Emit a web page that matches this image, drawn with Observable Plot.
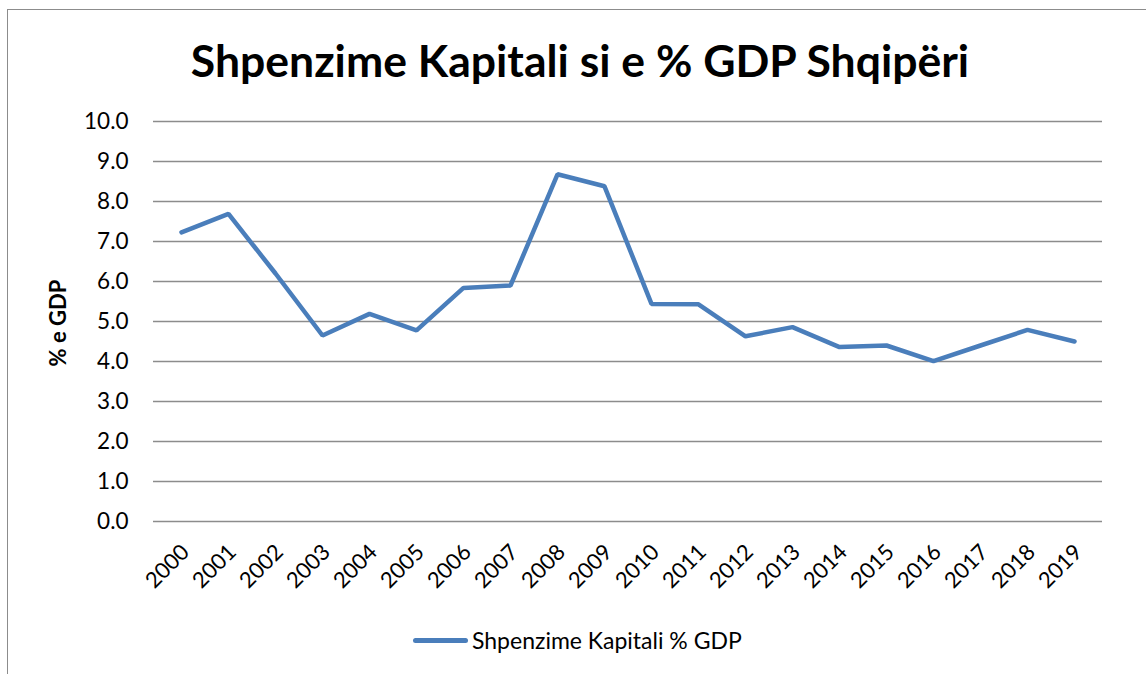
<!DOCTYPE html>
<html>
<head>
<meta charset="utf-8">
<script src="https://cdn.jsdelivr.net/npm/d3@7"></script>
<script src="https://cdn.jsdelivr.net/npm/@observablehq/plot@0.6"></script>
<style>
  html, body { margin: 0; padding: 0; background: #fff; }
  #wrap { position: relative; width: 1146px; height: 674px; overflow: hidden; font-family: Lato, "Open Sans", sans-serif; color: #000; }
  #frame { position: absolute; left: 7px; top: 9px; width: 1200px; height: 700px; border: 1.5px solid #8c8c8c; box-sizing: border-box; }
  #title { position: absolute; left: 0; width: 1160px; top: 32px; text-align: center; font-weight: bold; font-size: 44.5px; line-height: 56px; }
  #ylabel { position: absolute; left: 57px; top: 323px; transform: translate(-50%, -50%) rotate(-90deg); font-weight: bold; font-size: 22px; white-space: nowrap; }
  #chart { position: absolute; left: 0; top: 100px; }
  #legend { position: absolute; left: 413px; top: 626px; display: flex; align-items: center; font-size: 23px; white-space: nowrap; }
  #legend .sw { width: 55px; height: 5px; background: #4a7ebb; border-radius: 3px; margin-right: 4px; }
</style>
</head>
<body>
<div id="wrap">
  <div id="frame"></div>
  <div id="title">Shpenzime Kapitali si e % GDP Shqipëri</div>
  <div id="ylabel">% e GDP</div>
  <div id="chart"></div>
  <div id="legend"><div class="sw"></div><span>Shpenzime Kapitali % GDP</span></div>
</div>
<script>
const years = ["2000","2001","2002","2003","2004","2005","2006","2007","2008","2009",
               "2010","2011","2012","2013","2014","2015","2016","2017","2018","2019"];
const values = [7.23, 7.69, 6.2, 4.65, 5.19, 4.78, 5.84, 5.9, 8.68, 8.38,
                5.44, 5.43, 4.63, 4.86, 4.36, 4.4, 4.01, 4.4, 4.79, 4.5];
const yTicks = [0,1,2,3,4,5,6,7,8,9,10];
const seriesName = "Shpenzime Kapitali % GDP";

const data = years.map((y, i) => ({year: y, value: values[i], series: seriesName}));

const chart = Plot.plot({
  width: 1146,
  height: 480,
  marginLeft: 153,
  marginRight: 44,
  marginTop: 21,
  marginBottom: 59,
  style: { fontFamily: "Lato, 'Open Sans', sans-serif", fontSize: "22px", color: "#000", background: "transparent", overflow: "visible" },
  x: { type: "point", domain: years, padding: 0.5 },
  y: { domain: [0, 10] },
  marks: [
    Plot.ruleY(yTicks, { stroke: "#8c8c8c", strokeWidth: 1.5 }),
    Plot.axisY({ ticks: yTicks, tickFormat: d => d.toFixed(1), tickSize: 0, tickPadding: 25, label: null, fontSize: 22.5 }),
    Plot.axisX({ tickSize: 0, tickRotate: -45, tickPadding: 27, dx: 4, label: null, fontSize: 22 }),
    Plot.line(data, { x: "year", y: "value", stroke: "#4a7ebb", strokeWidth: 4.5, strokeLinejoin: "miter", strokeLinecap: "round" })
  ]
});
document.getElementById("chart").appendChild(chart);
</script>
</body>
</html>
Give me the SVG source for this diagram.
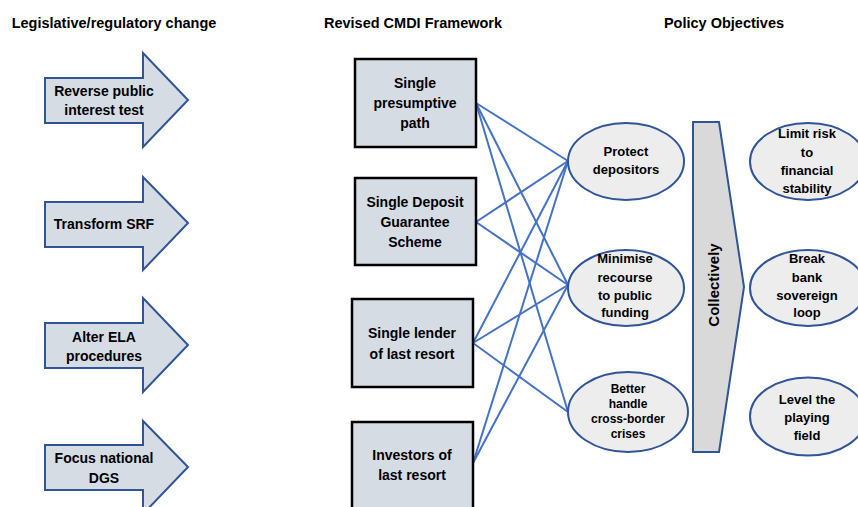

□ □ □ □ □

WRITTEN PROBLEM: Word for word, quote the lines above. Omit the pictures.

REPLY TO THE TASK:
Emit a web page that matches this image, drawn with Observable Plot.
<!DOCTYPE html>
<html>
<head>
<meta charset="utf-8">
<script src="https://cdn.jsdelivr.net/npm/d3@7"></script>
<script src="https://cdn.jsdelivr.net/npm/@observablehq/plot@0.6"></script>
<style>
  html, body { margin: 0; padding: 0; background: #fff; }
  #wrap { position: relative; width: 1146px; height: 674px; overflow: hidden; font-family: Lato, "Open Sans", sans-serif; color: #000; }
  #frame { position: absolute; left: 7px; top: 9px; width: 1200px; height: 700px; border: 1.5px solid #8c8c8c; box-sizing: border-box; }
  #title { position: absolute; left: 0; width: 1160px; top: 32px; text-align: center; font-weight: bold; font-size: 44.5px; line-height: 56px; }
  #ylabel { position: absolute; left: 57px; top: 323px; transform: translate(-50%, -50%) rotate(-90deg); font-weight: bold; font-size: 22px; white-space: nowrap; }
  #chart { position: absolute; left: 0; top: 100px; }
  #legend { position: absolute; left: 413px; top: 626px; display: flex; align-items: center; font-size: 23px; white-space: nowrap; }
  #legend .sw { width: 55px; height: 5px; background: #4a7ebb; border-radius: 3px; margin-right: 4px; }
</style>
</head>
<body>
<div id="wrap">
  <div id="frame"></div>
  <div id="title">Shpenzime Kapitali si e % GDP Shqipëri</div>
  <div id="ylabel">% e GDP</div>
  <div id="chart"></div>
  <div id="legend"><div class="sw"></div><span>Shpenzime Kapitali % GDP</span></div>
</div>
<script>
const years = ["2000","2001","2002","2003","2004","2005","2006","2007","2008","2009",
               "2010","2011","2012","2013","2014","2015","2016","2017","2018","2019"];
const values = [7.23, 7.69, 6.2, 4.65, 5.19, 4.78, 5.84, 5.9, 8.68, 8.38,
                5.44, 5.43, 4.63, 4.86, 4.36, 4.4, 4.01, 4.4, 4.79, 4.5];
const yTicks = [0,1,2,3,4,5,6,7,8,9,10];
const seriesName = "Shpenzime Kapitali % GDP";

const data = years.map((y, i) => ({year: y, value: values[i], series: seriesName}));

const chart = Plot.plot({
  width: 1146,
  height: 480,
  marginLeft: 153,
  marginRight: 44,
  marginTop: 21,
  marginBottom: 59,
  style: { fontFamily: "Lato, 'Open Sans', sans-serif", fontSize: "22px", color: "#000", background: "transparent", overflow: "visible" },
  x: { type: "point", domain: years, padding: 0.5 },
  y: { domain: [0, 10] },
  marks: [
    Plot.ruleY(yTicks, { stroke: "#8c8c8c", strokeWidth: 1.5 }),
    Plot.axisY({ ticks: yTicks, tickFormat: d => d.toFixed(1), tickSize: 0, tickPadding: 25, label: null, fontSize: 22.5 }),
    Plot.axisX({ tickSize: 0, tickRotate: -45, tickPadding: 27, dx: 4, label: null, fontSize: 22 }),
    Plot.line(data, { x: "year", y: "value", stroke: "#4a7ebb", strokeWidth: 4.5, strokeLinejoin: "miter", strokeLinecap: "round" })
  ]
});
document.getElementById("chart").appendChild(chart);
</script>
</body>
</html>
Give me the SVG source for this diagram.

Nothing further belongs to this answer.